El almacén de la cooperativa, como el banco y la oficina de correos, tienen una señal en la puerta que pide a sus clientes que dejen los rifles en la entrada. Un comercio tiene un cartel que dice “Todos los osos polares de esta tienda ya están muertos. Por favor, deje su arma al personal”.

Casi todos los vecinos de Longyearbyen tienen contratos fijos en la minería, el turismo o la universidad local UNIS, que está especializada en estudios árticos y atrae a facultades y alumnos de todas partes del mundo. Debido a la amenaza permanente de los osos polares, a todos los estudiantes se les enseña a disparar con un rifle. La estancia media es de cinco años, pero algunos se enamoran del lugar y se establecen de forma permanente.

“No es un lugar para gente mayor”, me dice Birger Amundsen, redactor del diario local Svalbardposten. “¿Se ha dado cuenta de la poca gente mayor que se ve aquí? Prácticamente no se oye de nadie que se jubile en Longyearbyen”. De hecho, no hay asilo y aunque hay una clínica, a cualquiera que se enferme gravemente, el gobernador Odd Olsen Ingerø le aconseja (algunos dicen “ordena”) que vaya al continente a recibir tratamiento. Si pierdes el puesto de trabajo o lo dejas, también te piden que te vayas. “Al contrario que en el continente, no queremos una “red de seguridad” social para ayudar si la gente está desempleada”, afirma Ingerø, mientras nos tomamos un café en su oficina, arriba de la colina.

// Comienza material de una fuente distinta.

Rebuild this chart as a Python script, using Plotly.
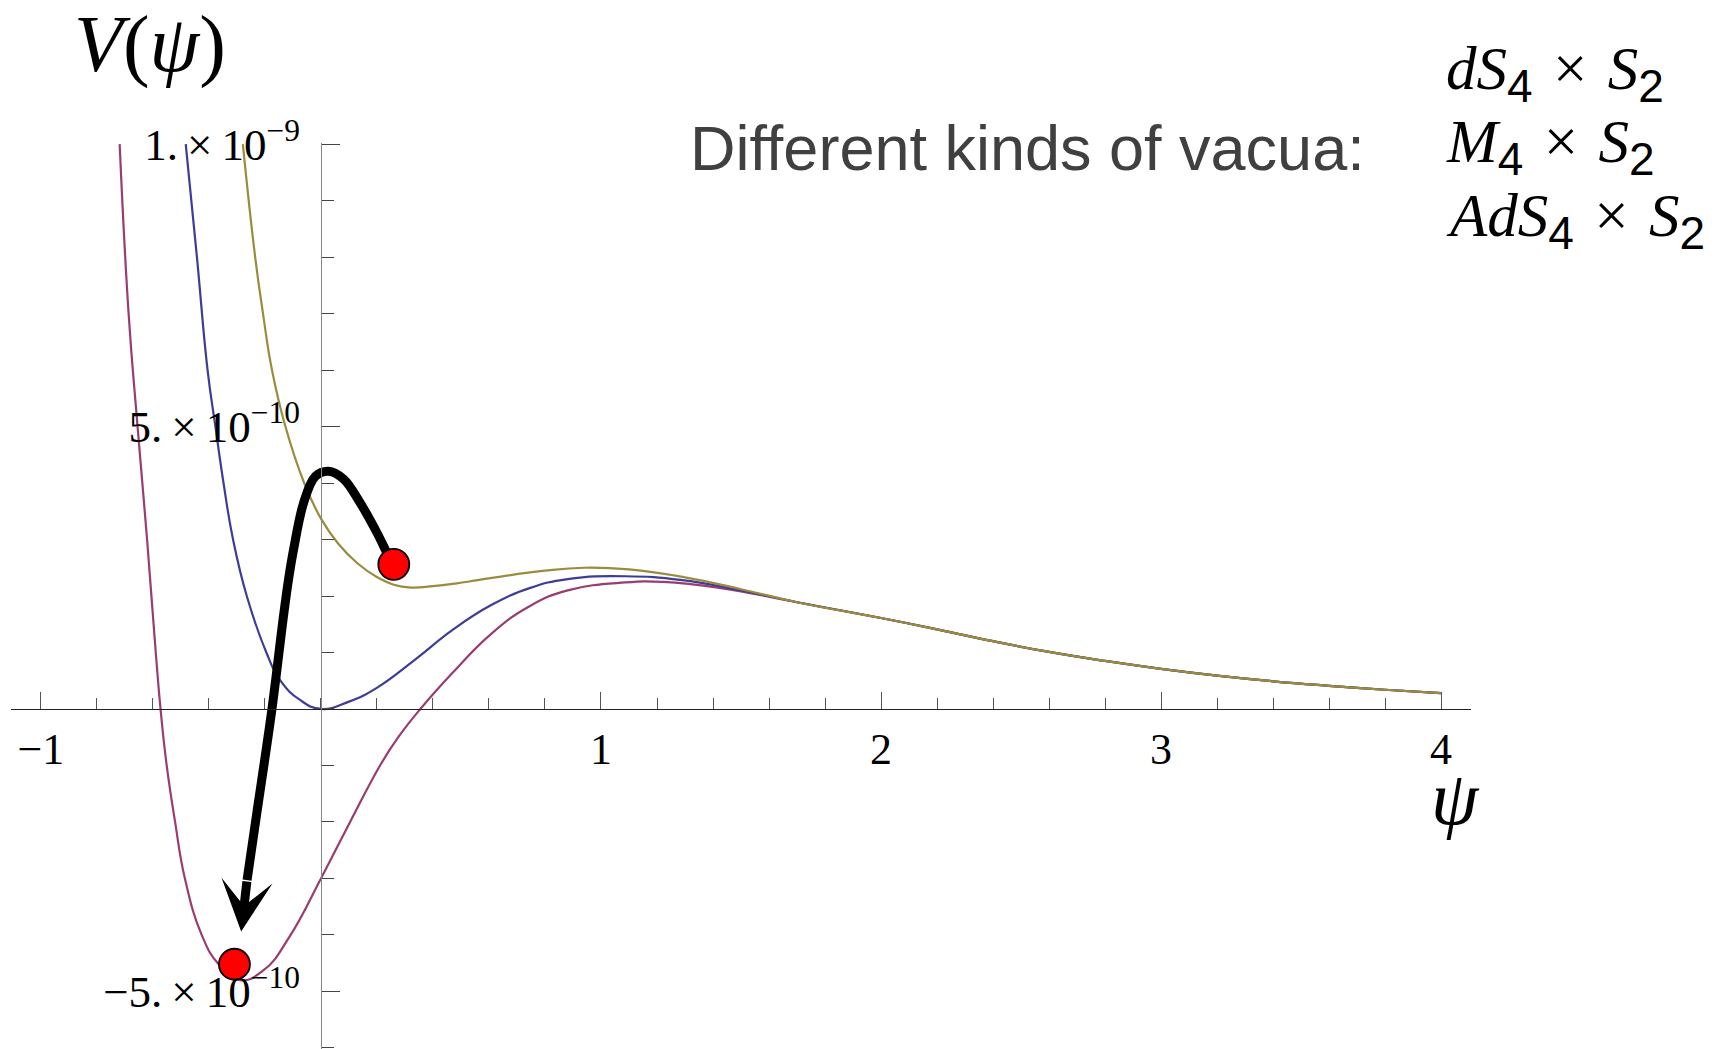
import numpy as np
import plotly.graph_objects as go

UNIT = 1e-10  # potential values below are given in units of 1e-10

# shared large-psi tail of all three potentials
psi_tail = [1.7, 2.0, 2.2, 2.4, 2.6, 2.8, 3.0, 3.2, 3.4, 3.6, 3.8, 4.0]
v_tail = [1.89, 1.61, 1.41, 1.20, 1.01, 0.85, 0.71, 0.59, 0.49, 0.41, 0.34, 0.28]

# dS4 x S2 (olive)
psi_ds = [-0.279, -0.235, -0.207, -0.175, -0.127, -0.06, 0.0, 0.061, 0.13, 0.198,
          0.26, 0.321, 0.40, 0.48, 0.56, 0.676, 0.80, 0.94, 1.1, 1.3, 1.5]
v_ds = [10.0, 8.0, 7.0, 6.0, 5.0, 4.0, 3.37, 2.93, 2.58, 2.34,
        2.2, 2.15, 2.175, 2.22, 2.28, 2.37, 2.45, 2.50, 2.47, 2.33, 2.12]

# M4 x S2 (blue)
psi_m = [-0.483, -0.443, -0.405, -0.377, -0.348, -0.314, -0.265, -0.195, -0.146, -0.075,
         0.0, 0.1, 0.198, 0.335, 0.47, 0.608, 0.745, 0.881, 1.087, 1.29, 1.5]
v_m = [10.0, 8.0, 6.0, 5.0, 4.0, 3.0, 2.0, 1.0, 0.51, 0.16,
       0.0, 0.13, 0.37, 0.87, 1.40, 1.84, 2.14, 2.30, 2.35, 2.28, 2.10]

# AdS4 x S2 (magenta)
psi_ads = [-0.719, -0.687, -0.655, -0.621, -0.59, -0.573, -0.551, -0.521, -0.486, -0.426,
           -0.367, -0.29, -0.206, -0.111, 0.0, 0.104, 0.211, 0.276, 0.355, 0.47,
           0.608, 0.745, 0.881, 1.087, 1.223, 1.428]
v_ads = [10.0, 7.0, 5.0, 3.0, 1.0, 0.0, -1.0, -2.0, -3.0, -4.0,
         -4.51, -4.8, -4.63, -4.02, -3.0, -2.0, -1.0, -0.5, 0.0, 0.64,
         1.33, 1.82, 2.10, 2.24, 2.25, 2.14]

# tunnelling path from the dS vacuum over the barrier into the AdS vacuum
psi_path = [0.26, 0.2475, 0.2, 0.14, 0.081, 0.027, -0.02, -0.062, -0.098, -0.116,
            -0.134, -0.175, -0.229, -0.264]
v_path = [2.56, 2.65, 3.12, 3.65, 4.07, 4.21, 4.12, 3.65, 2.82, 2.29,
          1.64, 0.0, -1.84, -3.03]
psi_tip, v_tip = -0.285, -3.94

# occupied vacua
psi_dots = [0.26, -0.309]
v_dots = [2.56, -4.52]

# axis ticks
x_major = [-1, 1, 2, 3, 4]
x_major_text = ["\u22121", "1", "2", "3", "4"]
y_major = [-5, 5, 10]
y_major_text = ["\u22125.\u2009\u00d7\u200910<sup>\u221210</sup>",
                "5.\u2009\u00d7\u200910<sup>\u221210</sup>",
                "1.\u2009\u00d7\u200910<sup>\u22129</sup>"]

COL_DS = "#998C3D"
COL_M = "#3D3D99"
COL_ADS = "#993D70"

X_RANGE = [-1.107, 4.107]
Y_RANGE = [-6.02, 10.02]

W, H = 1724, 1049
ML, MR, MT, MB = 11, 253, 143, 0
PW, PH = W - ML - MR, H - MT - MB


def paper_x(px):
    return (px - ML) / PW


def paper_y(py):
    return (H - MB - py) / PH


def scaled(vals):
    return [v * UNIT for v in vals]


fig = go.Figure()

for xs, ys, col in [(psi_ads, v_ads, COL_ADS), (psi_m, v_m, COL_M), (psi_ds, v_ds, COL_DS)]:
    fig.add_trace(go.Scatter(
        x=list(xs) + psi_tail, y=scaled(list(ys) + v_tail), mode="lines",
        line=dict(color=col, width=2.2, shape="spline", smoothing=1.3),
        hoverinfo="skip"))

fig.add_trace(go.Scatter(
    x=psi_path, y=scaled(v_path), mode="lines",
    line=dict(color="black", width=9, shape="spline", smoothing=1.0),
    hoverinfo="skip"))

fig.add_annotation(
    x=psi_tip, y=v_tip * UNIT, ax=psi_path[-1], ay=v_path[-1] * UNIT,
    xref="x", yref="y", axref="x", ayref="y", text="", showarrow=True,
    arrowhead=3, arrowwidth=9, arrowsize=0.95, arrowcolor="black")

fig.add_trace(go.Scatter(
    x=psi_dots, y=scaled(v_dots), mode="markers",
    marker=dict(size=31, color="#FF0000", line=dict(color="black", width=1.8)),
    hoverinfo="skip"))

x0_pos = (0 - Y_RANGE[0]) / (Y_RANGE[1] - Y_RANGE[0])
y0_pos = (0 - X_RANGE[0]) / (X_RANGE[1] - X_RANGE[0])

serif = "Liberation Serif"

fig.update_layout(
    width=W, height=H, margin=dict(l=ML, r=MR, t=MT, b=MB),
    plot_bgcolor="white", paper_bgcolor="white", showlegend=False,
    xaxis=dict(
        range=X_RANGE, showgrid=False, zeroline=False, showline=True,
        linecolor="#222222", linewidth=1, anchor="free", position=x0_pos,
        ticks="inside", ticklen=17, tickwidth=1, tickcolor="#555555",
        tickmode="array", tickvals=x_major, ticktext=x_major_text,
        tickfont=dict(family=serif, size=44, color="black"),
        ticklabelstandoff=1,
        minor=dict(ticks="inside", ticklen=11, tickwidth=1, tickcolor="#555555",
                   tickmode="array",
                   tickvals=[round(v, 1) for v in np.arange(-1.0, 4.01, 0.2)]),
    ),
    yaxis=dict(
        range=[r * UNIT for r in Y_RANGE], showgrid=False, zeroline=False, showline=True,
        linecolor="#888888", linewidth=1, anchor="free", position=y0_pos,
        ticks="inside", ticklen=18, tickwidth=1, tickcolor="#444444",
        tickmode="array", tickvals=scaled(y_major), ticktext=y_major_text,
        tickfont=dict(family=serif, size=45, color="black"),
        ticklabelstandoff=12,
        minor=dict(ticks="inside", ticklen=12, tickwidth=1, tickcolor="#444444",
                   tickmode="array", tickvals=scaled(list(range(-6, 11)))),
    ),
)

# axis labels
fig.add_annotation(text="<i>V</i>(<i>\u03c8</i>)", xref="paper", yref="paper",
                   x=paper_x(150), y=paper_y(45), showarrow=False,
                   xanchor="center", yanchor="middle",
                   font=dict(family=serif, size=80, color="black"))
fig.add_annotation(text="<i>\u03c8</i>", xref="paper", yref="paper",
                   x=paper_x(1455), y=paper_y(798), showarrow=False,
                   xanchor="center", yanchor="middle",
                   font=dict(family=serif, size=76, color="black"))

# heading and list of vacua
fig.add_annotation(text="Different kinds of vacua:", xref="paper", yref="paper",
                   x=paper_x(688), y=paper_y(148), showarrow=False,
                   xanchor="left", yanchor="middle",
                   font=dict(family="Liberation Sans", size=63, color="#404040"))

sub = "<sub><span style='font-family:Liberation Sans;font-size:46px'>{}</span></sub>"
times = "\u2004\u00d7\u2004"
vacua = [
    ("<i>dS</i>" + sub.format("4") + times + "<i>S</i>" + sub.format("2"), 73),
    ("<i>M</i>" + sub.format("4") + times + "<i>S</i>" + sub.format("2"), 146),
    ("<i>AdS</i>" + sub.format("4") + times + "<i>S</i>" + sub.format("2"), 220),
]
for txt, py in vacua:
    fig.add_annotation(text=txt, xref="paper", yref="paper",
                       x=paper_x(1444), y=paper_y(py), showarrow=False,
                       xanchor="left", yanchor="middle",
                       font=dict(family=serif, size=61, color="black"))

fig.write_html("out.html")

Y no se le ocurra morirse en Longyearbyen. Los entierros están prohibidos desde hace 70 años, desde que se descubrió que los cadáveres no se descomponían en el cementerio del pueblo y tenían una forma espeluznante de resurgir del hielo subterráneo con los años. Los cadáveres se envían a otra parte para ser enterrados.

Manejo un sólido todoterreno por este yermo paisaje lunar con Kristin Jaeger Wexsahl, guía local y experimentada adiestradora de perros. Lleva el rifle cargado en el asiento trasero. De repente veo algo moverse en el campo a nuestra derecha. “¿Un oso?”, pregunto rápidamente a Wexsahl. Pega un frenazo, mira y sonríe. “Es un reno”, dice mientras baja la ventanilla para que yo pueda mirar mejor. “Los osos polares son blancos.”

Mientras observo el Museo de Svalbardel, me acuerdo de lo que me habían dicho una semana antes: “Aquí somos los invitados; los osos polares son los dueños del lugar”.